**Required work:** Do not include the pictures; repeat the rest of the data exactly.

__________________________________________________

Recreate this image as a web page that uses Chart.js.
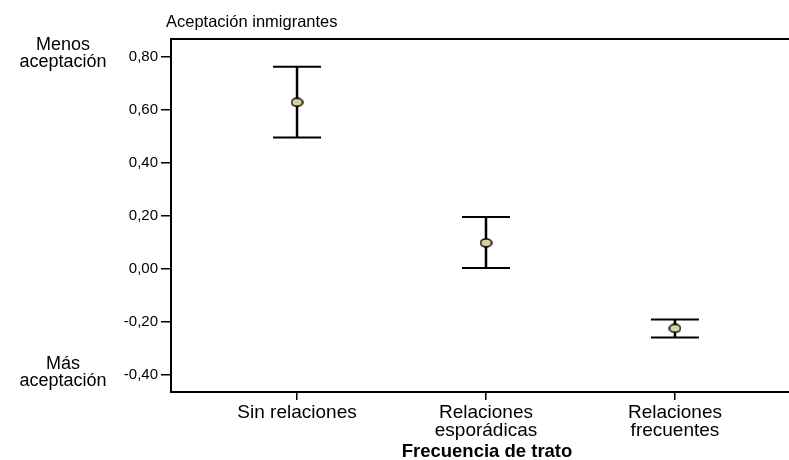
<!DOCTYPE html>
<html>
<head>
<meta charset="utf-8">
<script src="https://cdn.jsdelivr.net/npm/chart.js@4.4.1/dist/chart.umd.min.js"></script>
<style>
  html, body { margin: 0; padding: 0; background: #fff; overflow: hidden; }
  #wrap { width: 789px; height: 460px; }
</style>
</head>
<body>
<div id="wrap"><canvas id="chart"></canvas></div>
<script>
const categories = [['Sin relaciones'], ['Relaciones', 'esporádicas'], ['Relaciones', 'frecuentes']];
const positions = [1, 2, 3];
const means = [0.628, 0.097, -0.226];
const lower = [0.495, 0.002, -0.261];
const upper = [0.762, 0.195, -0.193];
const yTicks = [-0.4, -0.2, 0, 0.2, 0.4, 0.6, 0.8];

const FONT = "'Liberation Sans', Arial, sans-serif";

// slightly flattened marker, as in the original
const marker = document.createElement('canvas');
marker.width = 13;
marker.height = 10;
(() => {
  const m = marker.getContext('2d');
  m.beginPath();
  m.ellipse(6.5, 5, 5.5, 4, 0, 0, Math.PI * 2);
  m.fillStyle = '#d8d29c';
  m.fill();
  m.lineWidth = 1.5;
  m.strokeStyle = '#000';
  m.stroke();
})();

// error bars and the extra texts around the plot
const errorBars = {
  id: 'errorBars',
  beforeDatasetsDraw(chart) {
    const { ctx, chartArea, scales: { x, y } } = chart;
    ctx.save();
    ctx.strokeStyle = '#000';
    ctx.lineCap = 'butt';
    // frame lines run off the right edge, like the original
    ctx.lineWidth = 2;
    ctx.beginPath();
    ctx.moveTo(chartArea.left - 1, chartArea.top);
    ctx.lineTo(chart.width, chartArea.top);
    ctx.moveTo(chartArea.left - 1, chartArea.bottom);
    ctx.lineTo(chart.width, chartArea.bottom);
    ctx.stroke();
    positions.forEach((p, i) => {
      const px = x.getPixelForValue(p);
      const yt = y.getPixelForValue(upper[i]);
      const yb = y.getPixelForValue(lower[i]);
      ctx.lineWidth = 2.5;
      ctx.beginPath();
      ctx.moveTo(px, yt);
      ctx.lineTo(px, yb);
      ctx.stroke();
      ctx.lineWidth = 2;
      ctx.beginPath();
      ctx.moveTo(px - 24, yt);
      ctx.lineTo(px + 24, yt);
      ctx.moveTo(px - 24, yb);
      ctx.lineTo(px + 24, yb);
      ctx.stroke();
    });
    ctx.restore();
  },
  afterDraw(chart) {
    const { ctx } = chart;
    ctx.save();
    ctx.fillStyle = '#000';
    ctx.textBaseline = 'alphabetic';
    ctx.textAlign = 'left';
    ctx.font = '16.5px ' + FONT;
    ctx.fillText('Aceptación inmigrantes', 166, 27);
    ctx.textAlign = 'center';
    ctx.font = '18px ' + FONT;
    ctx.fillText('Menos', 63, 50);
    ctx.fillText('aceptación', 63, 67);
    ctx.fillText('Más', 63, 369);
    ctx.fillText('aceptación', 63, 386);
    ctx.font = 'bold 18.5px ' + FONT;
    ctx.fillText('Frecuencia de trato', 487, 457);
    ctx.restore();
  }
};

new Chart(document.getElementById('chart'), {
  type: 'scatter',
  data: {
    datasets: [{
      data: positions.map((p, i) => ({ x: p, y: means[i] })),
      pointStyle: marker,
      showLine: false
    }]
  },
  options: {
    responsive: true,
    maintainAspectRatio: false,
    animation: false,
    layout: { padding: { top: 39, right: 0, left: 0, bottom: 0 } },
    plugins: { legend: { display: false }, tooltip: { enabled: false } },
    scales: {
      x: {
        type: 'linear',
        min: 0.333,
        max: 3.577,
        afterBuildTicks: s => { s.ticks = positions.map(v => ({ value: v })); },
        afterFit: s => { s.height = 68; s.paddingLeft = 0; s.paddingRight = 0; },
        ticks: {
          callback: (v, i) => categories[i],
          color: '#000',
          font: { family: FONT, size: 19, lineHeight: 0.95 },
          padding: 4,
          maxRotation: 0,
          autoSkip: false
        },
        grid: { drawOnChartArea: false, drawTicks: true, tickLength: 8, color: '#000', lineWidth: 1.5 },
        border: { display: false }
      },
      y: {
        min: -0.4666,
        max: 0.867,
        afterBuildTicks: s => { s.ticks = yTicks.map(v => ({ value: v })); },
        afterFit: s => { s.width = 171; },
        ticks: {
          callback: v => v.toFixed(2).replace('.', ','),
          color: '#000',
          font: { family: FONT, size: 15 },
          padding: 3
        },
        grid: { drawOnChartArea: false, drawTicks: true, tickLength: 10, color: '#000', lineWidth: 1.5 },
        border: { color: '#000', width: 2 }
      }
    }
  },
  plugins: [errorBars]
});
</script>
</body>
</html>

__________________________________________________

**Result of the task:**
Recreate this image as a web page that uses Chart.js.
<!DOCTYPE html>
<html>
<head>
<meta charset="utf-8">
<script src="https://cdn.jsdelivr.net/npm/chart.js@4.4.1/dist/chart.umd.min.js"></script>
<style>
  html, body { margin: 0; padding: 0; background: #fff; overflow: hidden; }
  #wrap { width: 789px; height: 460px; }
</style>
</head>
<body>
<div id="wrap"><canvas id="chart"></canvas></div>
<script>
const categories = [['Sin relaciones'], ['Relaciones', 'esporádicas'], ['Relaciones', 'frecuentes']];
const positions = [1, 2, 3];
const means = [0.628, 0.097, -0.226];
const lower = [0.495, 0.002, -0.261];
const upper = [0.762, 0.195, -0.193];
const yTicks = [-0.4, -0.2, 0, 0.2, 0.4, 0.6, 0.8];

const FONT = "'Liberation Sans', Arial, sans-serif";

// slightly flattened marker, as in the original
const marker = document.createElement('canvas');
marker.width = 13;
marker.height = 10;
(() => {
  const m = marker.getContext('2d');
  m.beginPath();
  m.ellipse(6.5, 5, 5.5, 4, 0, 0, Math.PI * 2);
  m.fillStyle = '#d8d29c';
  m.fill();
  m.lineWidth = 1.5;
  m.strokeStyle = '#000';
  m.stroke();
})();

// error bars and the extra texts around the plot
const errorBars = {
  id: 'errorBars',
  beforeDatasetsDraw(chart) {
    const { ctx, chartArea, scales: { x, y } } = chart;
    ctx.save();
    ctx.strokeStyle = '#000';
    ctx.lineCap = 'butt';
    // frame lines run off the right edge, like the original
    ctx.lineWidth = 2;
    ctx.beginPath();
    ctx.moveTo(chartArea.left - 1, chartArea.top);
    ctx.lineTo(chart.width, chartArea.top);
    ctx.moveTo(chartArea.left - 1, chartArea.bottom);
    ctx.lineTo(chart.width, chartArea.bottom);
    ctx.stroke();
    positions.forEach((p, i) => {
      const px = x.getPixelForValue(p);
      const yt = y.getPixelForValue(upper[i]);
      const yb = y.getPixelForValue(lower[i]);
      ctx.lineWidth = 2.5;
      ctx.beginPath();
      ctx.moveTo(px, yt);
      ctx.lineTo(px, yb);
      ctx.stroke();
      ctx.lineWidth = 2;
      ctx.beginPath();
      ctx.moveTo(px - 24, yt);
      ctx.lineTo(px + 24, yt);
      ctx.moveTo(px - 24, yb);
      ctx.lineTo(px + 24, yb);
      ctx.stroke();
    });
    ctx.restore();
  },
  afterDraw(chart) {
    const { ctx } = chart;
    ctx.save();
    ctx.fillStyle = '#000';
    ctx.textBaseline = 'alphabetic';
    ctx.textAlign = 'left';
    ctx.font = '16.5px ' + FONT;
    ctx.fillText('Aceptación inmigrantes', 166, 27);
    ctx.textAlign = 'center';
    ctx.font = '18px ' + FONT;
    ctx.fillText('Menos', 63, 50);
    ctx.fillText('aceptación', 63, 67);
    ctx.fillText('Más', 63, 369);
    ctx.fillText('aceptación', 63, 386);
    ctx.font = 'bold 18.5px ' + FONT;
    ctx.fillText('Frecuencia de trato', 487, 457);
    ctx.restore();
  }
};

new Chart(document.getElementById('chart'), {
  type: 'scatter',
  data: {
    datasets: [{
      data: positions.map((p, i) => ({ x: p, y: means[i] })),
      pointStyle: marker,
      showLine: false
    }]
  },
  options: {
    responsive: true,
    maintainAspectRatio: false,
    animation: false,
    layout: { padding: { top: 39, right: 0, left: 0, bottom: 0 } },
    plugins: { legend: { display: false }, tooltip: { enabled: false } },
    scales: {
      x: {
        type: 'linear',
        min: 0.333,
        max: 3.577,
        afterBuildTicks: s => { s.ticks = positions.map(v => ({ value: v })); },
        afterFit: s => { s.height = 68; s.paddingLeft = 0; s.paddingRight = 0; },
        ticks: {
          callback: (v, i) => categories[i],
          color: '#000',
          font: { family: FONT, size: 19, lineHeight: 0.95 },
          padding: 4,
          maxRotation: 0,
          autoSkip: false
        },
        grid: { drawOnChartArea: false, drawTicks: true, tickLength: 8, color: '#000', lineWidth: 1.5 },
        border: { display: false }
      },
      y: {
        min: -0.4666,
        max: 0.867,
        afterBuildTicks: s => { s.ticks = yTicks.map(v => ({ value: v })); },
        afterFit: s => { s.width = 171; },
        ticks: {
          callback: v => v.toFixed(2).replace('.', ','),
          color: '#000',
          font: { family: FONT, size: 15 },
          padding: 3
        },
        grid: { drawOnChartArea: false, drawTicks: true, tickLength: 10, color: '#000', lineWidth: 1.5 },
        border: { color: '#000', width: 2 }
      }
    }
  },
  plugins: [errorBars]
});
</script>
</body>
</html>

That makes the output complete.